Dr. Kate is an OB/GYN at one of the largest teaching hospitals in New York City and she answers your medical questions here once every two weeks. To ask her your own question (not about the Nuva Ring, please), click here.
When it comes to hormonal birth control, I get more questions about the NuvaRing than any other method — for proof, just check out the comments sections of my posts “Tell Me About the Nuva Ring” and “Does the Nuva Ring Deserve Its Bad Press.” The ring just doesn’t seem to be as intuitive as the once-a-day-every-day tyranny of the birth control pill. Most women’s questions focus on the timing of the ring, and what happens if their schedule gets thrown off. So, since Em & Lo have put a moratorium on Nuva Ring questions for the time being, here are the 14 points about the Nuva Ring that should hopefully answer any and all questions.
1. When to start it: You can start the ring any time you want…
- If you’re starting it with your period, put in the ring during the first 5 days of bleeding.
- If you’re starting it later than that, or totally off your period, take a pregnancy test first. If negative, begin the ring that day.
- If you’re switching to the ring from the pill or patch (and you completed your pack of pills/box of patches), you can place the ring on the day you would have started your new pack of pills or box of patches.
2. How soon you’re protected: It depends on when you started the ring…
- If you place the ring on the first day of your period, you’re protected immediately.
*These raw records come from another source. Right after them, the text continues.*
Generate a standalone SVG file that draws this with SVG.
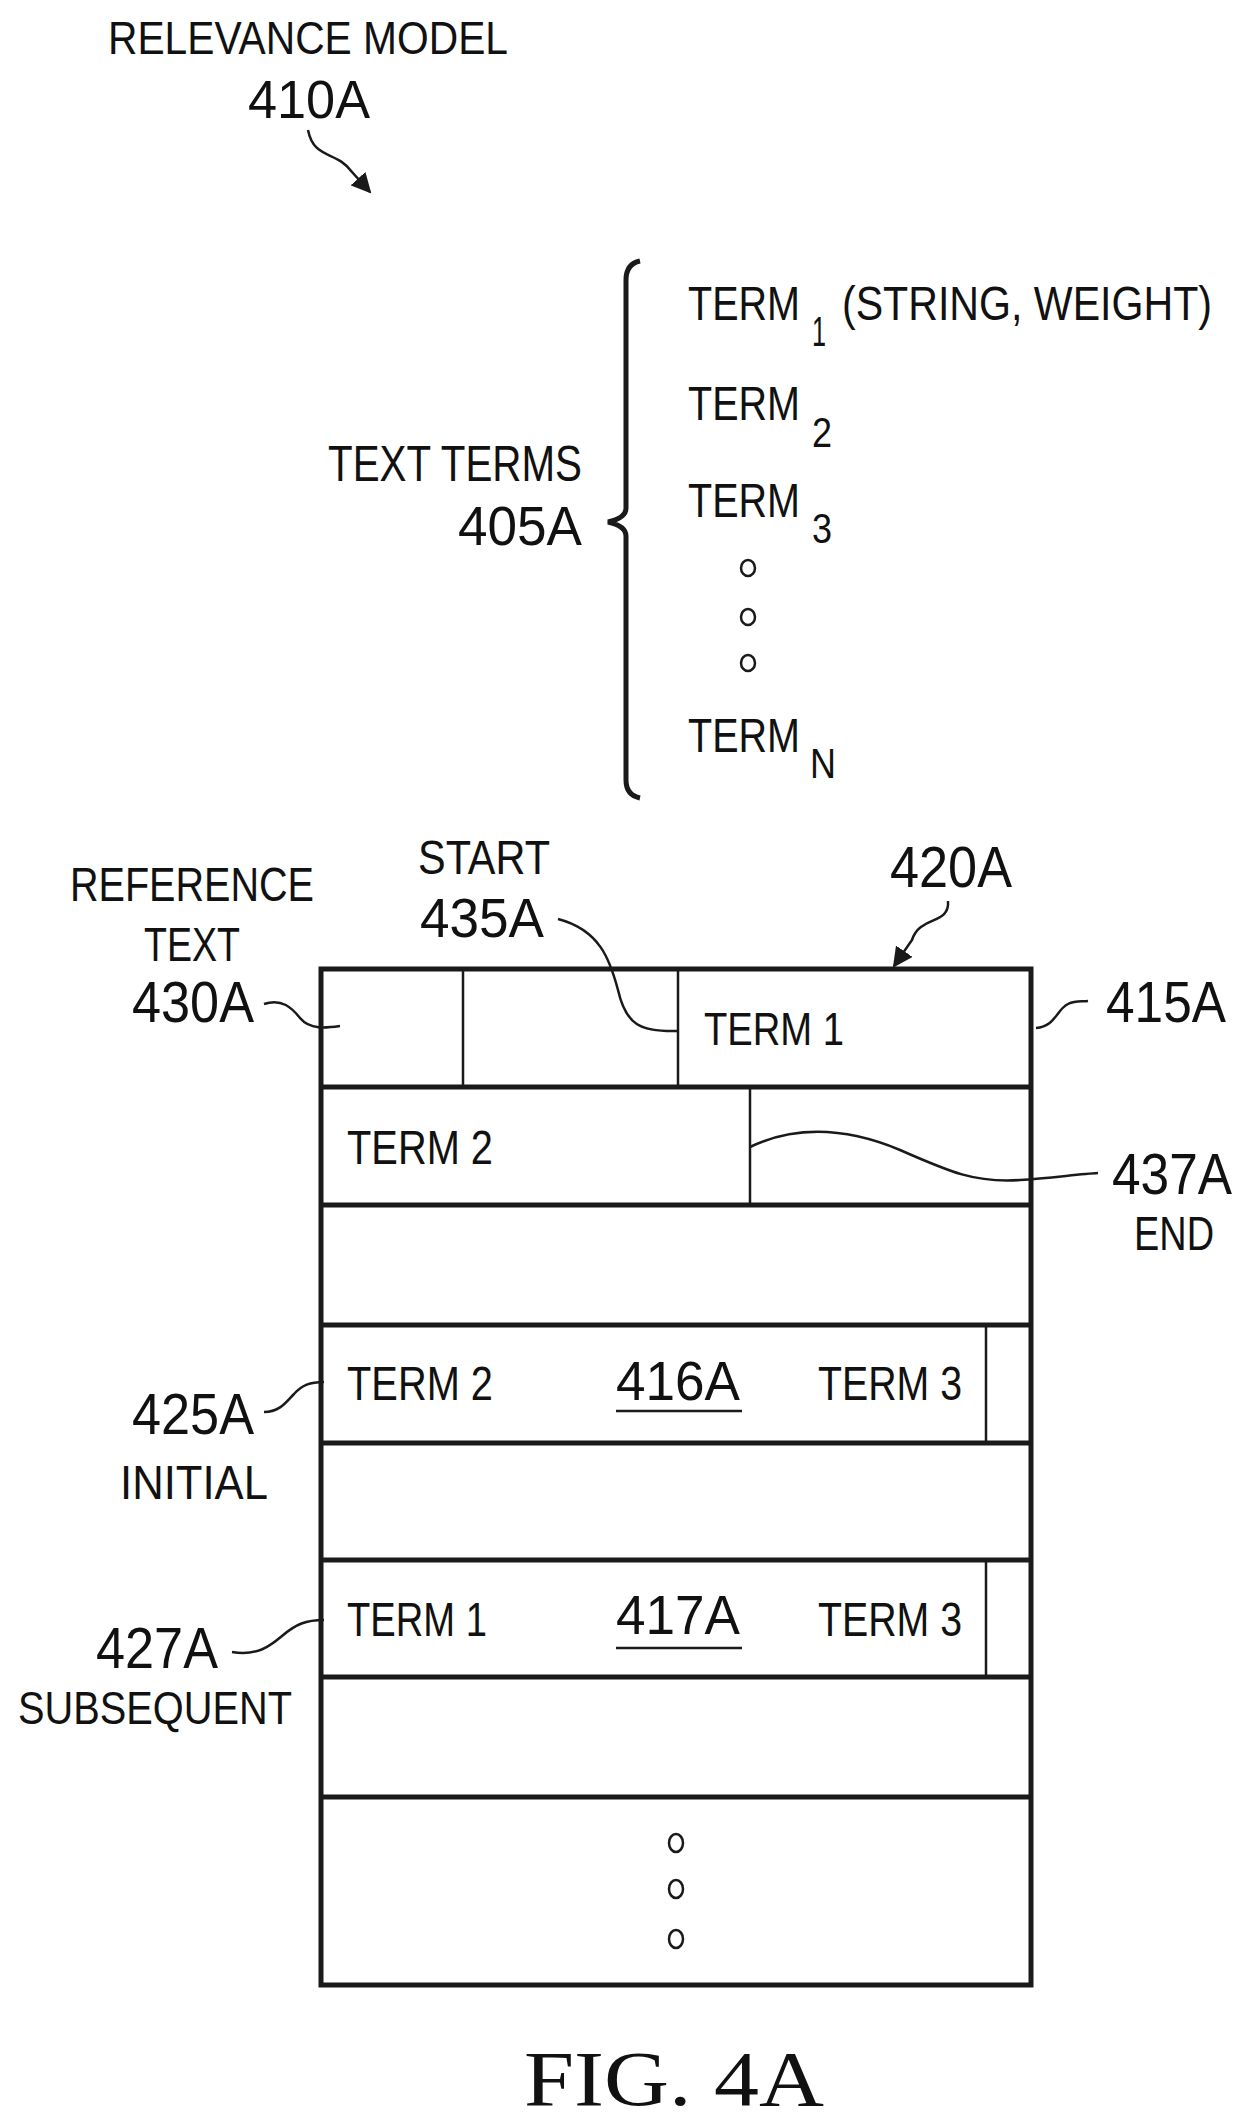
<svg xmlns="http://www.w3.org/2000/svg" width="1251" height="2124" viewBox="0 0 1251 2124">
<style>
text{font-family:"Liberation Sans",Arial,sans-serif;fill:#111}
.fig{font-family:"Liberation Serif","Times New Roman",serif}
.ln{fill:none;stroke:#1a1a1a;stroke-width:5}
.th{fill:none;stroke:#1a1a1a;stroke-width:2.5}
.dot{fill:none;stroke:#1a1a1a;stroke-width:2.5}
</style>
<defs>
<marker id="ah" viewBox="0 0 10 10" refX="9" refY="5" markerWidth="8" markerHeight="8" orient="auto"><path d="M0,0 L10,5 L0,10 z" fill="#1a1a1a"/></marker>
</defs>
<rect width="1251" height="2124" fill="#fff"/>

<g id="relevance-model">
<text x="108" y="54" font-size="46" textLength="400" lengthAdjust="spacingAndGlyphs">RELEVANCE MODEL</text>
<text x="248" y="118" font-size="54" textLength="122" lengthAdjust="spacingAndGlyphs">410A</text>
</g>

<g id="text-terms">
<text x="328" y="481" font-size="50" textLength="254" lengthAdjust="spacingAndGlyphs">TEXT TERMS</text>
<text x="458" y="545" font-size="56" textLength="124" lengthAdjust="spacingAndGlyphs">405A</text>
<path class="ln" d="M640,261 Q626,264 626,280 L626,508 Q626,518 608,522 Q626,526 626,536 L626,780 Q626,795 640,798"/>
<text x="688" y="320" font-size="48" textLength="112" lengthAdjust="spacingAndGlyphs">TERM</text>
<text x="812" y="346" font-size="42" textLength="14" lengthAdjust="spacingAndGlyphs">1</text>
<text x="842" y="320" font-size="48" textLength="370" lengthAdjust="spacingAndGlyphs">(STRING, WEIGHT)</text>
<text x="688" y="420" font-size="48" textLength="112" lengthAdjust="spacingAndGlyphs">TERM</text>
<text x="812" y="447" font-size="42" textLength="20" lengthAdjust="spacingAndGlyphs">2</text>
<text x="688" y="517" font-size="48" textLength="112" lengthAdjust="spacingAndGlyphs">TERM</text>
<text x="812" y="543" font-size="42" textLength="20" lengthAdjust="spacingAndGlyphs">3</text>
<ellipse class="dot" cx="748" cy="568" rx="7" ry="8"/>
<ellipse class="dot" cx="748" cy="617" rx="7" ry="8"/>
<ellipse class="dot" cx="748" cy="663" rx="7" ry="8"/>
<text x="688" y="752" font-size="48" textLength="112" lengthAdjust="spacingAndGlyphs">TERM</text>
<text x="810" y="778" font-size="42" textLength="26" lengthAdjust="spacingAndGlyphs">N</text>
</g>

<g id="table-415A">
<rect class="ln" x="321" y="969" width="710" height="1016"/>
<line class="ln" x1="321" y1="1087" x2="1031" y2="1087"/>
<line class="ln" x1="321" y1="1205" x2="1031" y2="1205"/>
<line class="ln" x1="321" y1="1325" x2="1031" y2="1325"/>
<line class="ln" x1="321" y1="1443" x2="1031" y2="1443"/>
<line class="ln" x1="321" y1="1560" x2="1031" y2="1560"/>
<line class="ln" x1="321" y1="1677" x2="1031" y2="1677"/>
<line class="ln" x1="321" y1="1797" x2="1031" y2="1797"/>
<line class="th" x1="463" y1="969" x2="463" y2="1087"/>
<line class="th" x1="678" y1="969" x2="678" y2="1087"/>
<line class="th" x1="750" y1="1087" x2="750" y2="1205"/>
<line class="th" x1="986" y1="1325" x2="986" y2="1443"/>
<line class="th" x1="986" y1="1560" x2="986" y2="1677"/>
<text x="704" y="1045" font-size="46" textLength="140" lengthAdjust="spacingAndGlyphs">TERM 1</text>
<text x="347" y="1164" font-size="48" textLength="146" lengthAdjust="spacingAndGlyphs">TERM 2</text>
<text x="347" y="1400" font-size="48" textLength="146" lengthAdjust="spacingAndGlyphs">TERM 2</text>
<text x="616" y="1400" font-size="56" textLength="124" lengthAdjust="spacingAndGlyphs">416A</text>
<line class="th" x1="616" y1="1411" x2="742" y2="1411"/>
<text x="818" y="1400" font-size="48" textLength="144" lengthAdjust="spacingAndGlyphs">TERM 3</text>
<text x="347" y="1636" font-size="48" textLength="140" lengthAdjust="spacingAndGlyphs">TERM 1</text>
<text x="616" y="1634" font-size="56" textLength="124" lengthAdjust="spacingAndGlyphs">417A</text>
<line class="th" x1="616" y1="1648" x2="742" y2="1648"/>
<text x="818" y="1636" font-size="48" textLength="144" lengthAdjust="spacingAndGlyphs">TERM 3</text>
<ellipse class="dot" cx="676" cy="1843" rx="7" ry="9"/>
<ellipse class="dot" cx="676" cy="1889" rx="7" ry="9"/>
<ellipse class="dot" cx="676" cy="1939" rx="7" ry="9"/>
</g>

<g id="labels">
<text x="70" y="901" font-size="48" textLength="244" lengthAdjust="spacingAndGlyphs">REFERENCE</text>
<text x="144" y="961" font-size="48" textLength="96" lengthAdjust="spacingAndGlyphs">TEXT</text>
<text x="132" y="1022" font-size="58" textLength="122" lengthAdjust="spacingAndGlyphs">430A</text>
<text x="418" y="874" font-size="48" textLength="132" lengthAdjust="spacingAndGlyphs">START</text>
<text x="420" y="937" font-size="56" textLength="124" lengthAdjust="spacingAndGlyphs">435A</text>
<text x="890" y="887" font-size="58" textLength="122" lengthAdjust="spacingAndGlyphs">420A</text>
<text x="1106" y="1022" font-size="58" textLength="120" lengthAdjust="spacingAndGlyphs">415A</text>
<text x="1112" y="1194" font-size="58" textLength="120" lengthAdjust="spacingAndGlyphs">437A</text>
<text x="1134" y="1250" font-size="48" textLength="80" lengthAdjust="spacingAndGlyphs">END</text>
<text x="132" y="1434" font-size="58" textLength="122" lengthAdjust="spacingAndGlyphs">425A</text>
<text x="120" y="1499" font-size="48" textLength="148" lengthAdjust="spacingAndGlyphs">INITIAL</text>
<text x="96" y="1668" font-size="58" textLength="122" lengthAdjust="spacingAndGlyphs">427A</text>
<text x="18" y="1724" font-size="46" textLength="274" lengthAdjust="spacingAndGlyphs">SUBSEQUENT</text>
<text class="fig" x="524" y="2105" font-size="78" textLength="300" lengthAdjust="spacingAndGlyphs">FIG. 4A</text>
</g>

<g id="connectors">
<path class="th" d="M308,130 C314,160 336,150 352,172 L370,192" marker-end="url(#ah)"/>
<path class="th" d="M948,901 C950,925 920,915 912,940 L894,966" marker-end="url(#ah)"/>
<path class="th" d="M264,1004 C282,998 292,1008 300,1018 C310,1030 326,1028 340,1026"/>
<path class="th" d="M1036,1028 C1056,1026 1056,1010 1068,1004 C1076,1000 1082,1002 1088,1001"/>
<path class="th" d="M558,919 C600,930 610,960 618,990 C626,1025 640,1032 678,1031"/>
<path class="th" d="M750,1147 C790,1128 840,1125 900,1150 C950,1172 975,1183 1020,1180 C1050,1178 1080,1174 1098,1173"/>
<path class="th" d="M264,1412 C280,1412 286,1402 294,1394 C302,1385 310,1382 324,1382"/>
<path class="th" d="M232,1652 C258,1656 270,1646 282,1636 C296,1624 306,1620 324,1620"/>
</g>
</svg>
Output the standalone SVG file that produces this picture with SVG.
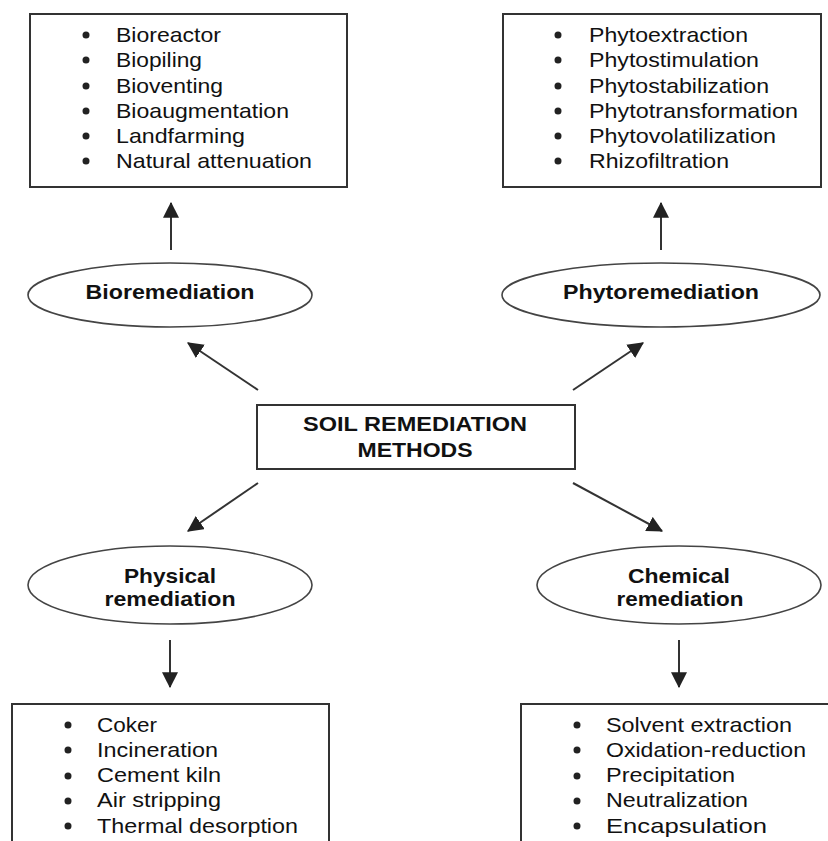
<svg xmlns="http://www.w3.org/2000/svg" width="828" height="841" viewBox="0 0 828 841">
<style>
.box{fill:#fff;stroke:#333;stroke-width:2}
.ell{fill:#fff;stroke:#444;stroke-width:1.6}
.item{font-family:"Liberation Sans",Arial,sans-serif;font-size:21px;fill:#111}
.lbl{font-family:"Liberation Sans",Arial,sans-serif;font-size:21px;font-weight:bold;fill:#111;text-anchor:middle}
.dot{fill:#222}
.conn{stroke:#333;stroke-width:2;fill:none;marker-end:url(#ah)}
</style>
<defs>
<marker id="ah" markerUnits="userSpaceOnUse" markerWidth="16" markerHeight="16" viewBox="0 0 14 14" refX="13" refY="7" orient="auto">
<path d="M0,0 L14,7 L0,14 Z" fill="#222"/>
</marker>
</defs>
<rect width="828" height="841" fill="#fff"/>

<g id="connectors">
<line class="conn" x1="171" y1="250" x2="171" y2="203"/>
<line class="conn" x1="661" y1="250" x2="661" y2="203"/>
<line class="conn" x1="258" y1="390" x2="188" y2="343"/>
<line class="conn" x1="573" y1="390" x2="643" y2="343"/>
<line class="conn" x1="258" y1="483" x2="188" y2="531"/>
<line class="conn" x1="573" y1="483" x2="662" y2="531"/>
<line class="conn" x1="170" y1="640" x2="170" y2="687"/>
<line class="conn" x1="679" y1="640" x2="679" y2="687"/>
</g>

<g id="bio-list">
<rect class="box" x="30" y="14" width="317" height="173"/>
<circle class="dot" cx="86" cy="35" r="3.5"/>
<circle class="dot" cx="86" cy="60" r="3.5"/>
<circle class="dot" cx="86" cy="86" r="3.5"/>
<circle class="dot" cx="86" cy="111" r="3.5"/>
<circle class="dot" cx="86" cy="136" r="3.5"/>
<circle class="dot" cx="86" cy="161" r="3.5"/>
<text class="item" x="116" y="42" textLength="105" lengthAdjust="spacingAndGlyphs">Bioreactor</text>
<text class="item" x="116" y="67" textLength="86" lengthAdjust="spacingAndGlyphs">Biopiling</text>
<text class="item" x="116" y="93" textLength="107" lengthAdjust="spacingAndGlyphs">Bioventing</text>
<text class="item" x="116" y="118" textLength="173" lengthAdjust="spacingAndGlyphs">Bioaugmentation</text>
<text class="item" x="116" y="143" textLength="129" lengthAdjust="spacingAndGlyphs">Landfarming</text>
<text class="item" x="116" y="168" textLength="196" lengthAdjust="spacingAndGlyphs">Natural attenuation</text>
</g>

<g id="phyto-list">
<rect class="box" x="503" y="14" width="318" height="173"/>
<circle class="dot" cx="558" cy="35" r="3.5"/>
<circle class="dot" cx="558" cy="60" r="3.5"/>
<circle class="dot" cx="558" cy="86" r="3.5"/>
<circle class="dot" cx="558" cy="111" r="3.5"/>
<circle class="dot" cx="558" cy="136" r="3.5"/>
<circle class="dot" cx="558" cy="161" r="3.5"/>
<text class="item" x="589" y="42" textLength="159" lengthAdjust="spacingAndGlyphs">Phytoextraction</text>
<text class="item" x="589" y="67" textLength="170" lengthAdjust="spacingAndGlyphs">Phytostimulation</text>
<text class="item" x="589" y="93" textLength="180" lengthAdjust="spacingAndGlyphs">Phytostabilization</text>
<text class="item" x="589" y="118" textLength="209" lengthAdjust="spacingAndGlyphs">Phytotransformation</text>
<text class="item" x="589" y="143" textLength="187" lengthAdjust="spacingAndGlyphs">Phytovolatilization</text>
<text class="item" x="589" y="168" textLength="140" lengthAdjust="spacingAndGlyphs">Rhizofiltration</text>
</g>

<g id="bioremediation">
<ellipse class="ell" cx="170" cy="295" rx="142" ry="32"/>
<text class="lbl" x="170" y="299" textLength="169" lengthAdjust="spacingAndGlyphs">Bioremediation</text>
</g>

<g id="phytoremediation">
<ellipse class="ell" cx="661" cy="295" rx="159" ry="32"/>
<text class="lbl" x="661" y="299" textLength="196" lengthAdjust="spacingAndGlyphs">Phytoremediation</text>
</g>

<g id="soil-remediation-methods">
<rect class="box" x="257" y="405" width="318" height="64"/>
<text class="lbl" x="415" y="431" textLength="224" lengthAdjust="spacingAndGlyphs">SOIL REMEDIATION</text>
<text class="lbl" x="415" y="457" textLength="115" lengthAdjust="spacingAndGlyphs">METHODS</text>
</g>

<g id="physical-remediation">
<ellipse class="ell" cx="170" cy="585" rx="142" ry="39"/>
<text class="lbl" x="170" y="583" textLength="92" lengthAdjust="spacingAndGlyphs">Physical</text>
<text class="lbl" x="170" y="606" textLength="131" lengthAdjust="spacingAndGlyphs">remediation</text>
</g>

<g id="chemical-remediation">
<ellipse class="ell" cx="679" cy="585" rx="142" ry="39"/>
<text class="lbl" x="679" y="583" textLength="102" lengthAdjust="spacingAndGlyphs">Chemical</text>
<text class="lbl" x="680" y="606" textLength="127" lengthAdjust="spacingAndGlyphs">remediation</text>
</g>

<g id="physical-list">
<rect class="box" x="12" y="704" width="317" height="160"/>
<circle class="dot" cx="68" cy="725" r="3.5"/>
<circle class="dot" cx="68" cy="750" r="3.5"/>
<circle class="dot" cx="68" cy="776" r="3.5"/>
<circle class="dot" cx="68" cy="801" r="3.5"/>
<circle class="dot" cx="68" cy="826" r="3.5"/>
<text class="item" x="97" y="732" textLength="60" lengthAdjust="spacingAndGlyphs">Coker</text>
<text class="item" x="97" y="757" textLength="121" lengthAdjust="spacingAndGlyphs">Incineration</text>
<text class="item" x="97" y="782" textLength="124" lengthAdjust="spacingAndGlyphs">Cement kiln</text>
<text class="item" x="97" y="807" textLength="124" lengthAdjust="spacingAndGlyphs">Air stripping</text>
<text class="item" x="97" y="833" textLength="201" lengthAdjust="spacingAndGlyphs">Thermal desorption</text>
</g>

<g id="chemical-list">
<rect class="box" x="521" y="704" width="330" height="160"/>
<circle class="dot" cx="577" cy="725" r="3.5"/>
<circle class="dot" cx="577" cy="750" r="3.5"/>
<circle class="dot" cx="577" cy="776" r="3.5"/>
<circle class="dot" cx="577" cy="801" r="3.5"/>
<circle class="dot" cx="577" cy="826" r="3.5"/>
<text class="item" x="606" y="732" textLength="186" lengthAdjust="spacingAndGlyphs">Solvent extraction</text>
<text class="item" x="606" y="757" textLength="200" lengthAdjust="spacingAndGlyphs">Oxidation-reduction</text>
<text class="item" x="606" y="782" textLength="129" lengthAdjust="spacingAndGlyphs">Precipitation</text>
<text class="item" x="606" y="807" textLength="142" lengthAdjust="spacingAndGlyphs">Neutralization</text>
<text class="item" x="606" y="833" textLength="161" lengthAdjust="spacingAndGlyphs">Encapsulation</text>
</g>
</svg>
- If you started the ring at any other time, you need to use condoms for 7 days for maximum contraception protection.
- If you directly switched from the pill or patch to the ring (and you completed your pack of pills/box of patches), you’re protected immediately.
3. The minimum you must leave it in: The ring needs to be in your body for 3 straight weeks. Don’t take it out early if you start bleeding earlier than you expect — the ring needs its three weeks to work. If you remove the ring before the three weeks are up, you’re at risk of pregnancy that cycle.
4. The maximum it can stay in: The ring has enough hormones so that it may be left inside for up to 5 weeks and still be effective. So you’ve got lots of flexibility in how long the ring is in. And you don’t need to use the ring for the same amount of time each cycle — some months you may leave it in 3 weeks, some up to 5 weeks — your body will adjust. But if it’s left in longer than five weeks, you’re now at risk of pregnancy.
5. How long you can leave the old ring out before you put a new one in: When switching between old and new rings, the device cannot be out of your body for more than 7 days — in other words, you need to put a new ring back in by the same day of the week that you removed the old one. This rule holds even if you’re still bleeding — the new ring must be reinserted within a week. (If you want to shorten your ring-free week and, say, put a new one in after 3 or 4 days, that’s fine — you’ll still be protected.)
6. When it’s out for that one week, you’re protected: If you’ve used the ring following these guidelines, you’re still protected against pregnancy during the ring-free week. The ring has suppressed ovulation for that cycle, so you don’t need a back-up method of birth control during the ring-free week (though condoms are always a good idea for infection prevention, whether the ring is in or out).
7. Temporarily taking the ring out for three hours or less: The exception to rule #3: you can remove the ring for up to 3 hours at a time and still be protected against pregnancy. For instance, you can take it out for a gyno visit, sex, or masturbation (some people don’t like the idea of playing ring toss in their vagina), but in each of those cases it isn’t necessary to do so. There are no studies that tell us how often you can take a ring holiday; I counsel my patients that they can remove the ring once a day for 3 hours and are likely still safe.
8. Taking the ring out for more than three hours: If it’s out for more than 3 hours, it’s possible that your ovaries will respond with a quickie ovulation. So put the ring back in and use condoms for a week.
9. If you’re late putting a new ring in: If the old ring has been out for more than 7 days, put the new ring in anyway. Don’t wait for your period to start (so many women become pregnant while they’re waiting!). Then use condoms for 7 days.
10. Using rings back-to-back. You can use a new ring directly after taking out the old one — you don’t need to leave a ring out for any length of time, you don’t need a back-up method, and you can do this indefinitely (no need to ever bleed).
11. Bleeding patterns: It’s normal to have irregular spotting or bleeding during your first few months on a new birth control method. Don’t pull the ring out if you begin to bleed early — it doesn’t mean the ring is “finished,” it’s just breakthrough bleeding while your body is adjusting.
12. Other things in your vagina: Fingers, penises, tampons, sex toys, semen — all okay.
13. You can’t lose it in your body. As long as the ring is all the way in the vagina, and it feels comfortable, you’re good to go. It doesn’t need to be in a particular place to work, and it won’t go in too far.
14. Risk of pregnancy: If you have sex without using the ring correctly, you are at risk of pregnancy. Take a pregnancy test if your period doesn’t come when you expect.
Dr. Kate of Gynotalk is an OB/GYN at one of the largest teaching hospitals in New York City. She also lectures nationally on women’s health issues and conducts research on reproductive health.